THE WHEEL OF LOVE AND OTHER STORIES by Joyce Carol Oates. 440 pages. Vanguard. $6.95.

Oates people are among the most painful characters in contemporary American fiction. Some are dullards entranced by chilling fogs of unsorted emotions who stumble into disaster and violence. Some are lovers whose needs are more alive than their satisfactions. Precocious youths and intelligent adults are driven to madness and suicide by the cruel clarity of their perceptions. There are also the survivors who have learned to stay afloat by discarding their vitality.

Often, Joyce Carol Oates' creations suggest 19th century romantic novels: a Tolstoy heroine tuned to the breaking point over the frets of love, a Dostoevsky soul glutton, a Stendhal glory hound. The settings, however, are strictly 20th century American, illuminated by sheets of cold neon. Urban infestations where "taxes are rising and the tax base is falling," suburbs that miraculously exist for hours without the visible presence of human life, transitional neighborhoods where elderly holdouts keep their white elephants alive by secretly feeding them boarders.

Without exception, the stories in this collection unspool into a world of loneliness, yearning and blood. Auto crashes seem to be fatefully programmed into the character of the victims. A girl imagines the Southwest as an optical illusion of sunshine and sand divided by highways. The designs of small animals are mashed into the hot roadway, "run over again and again by big trucks and retired people seeing America."

A number of these stories are haunted by people who have difficulty feeling as real as the objects that surround them. They feel the emotion of emotion's lack, a heaviness that Miss Oates conveys with the same compassionate talent that helped make her novel Them last year's National Book Award winner.
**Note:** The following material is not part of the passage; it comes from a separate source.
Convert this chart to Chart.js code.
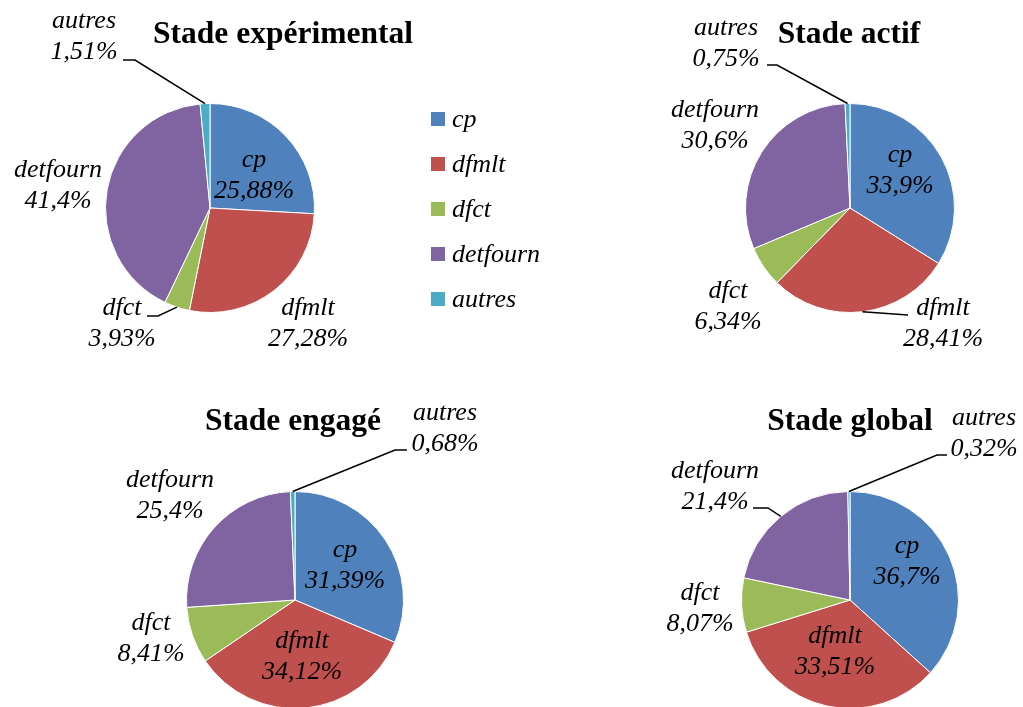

But she is at her best when indulging an obsession with characters whose bodies are inhabited by insatiable demons. Nadia. of the title story, hungers to be more than herself. "If I have to be just one person," she tells her husband, "I'll kill myself." She does, and her husband is left to reflect on her not as a woman he loved without tenderness but as a natural element that he needed for his own survival. And the reader is left to reflect too. About the emptiness and boredom that addicts some people to the idea of leading serial lives, about the consumer culture that feeds the idea with fantasies, and about the society that provides the opportunities to realize those fantasies --for better or worse.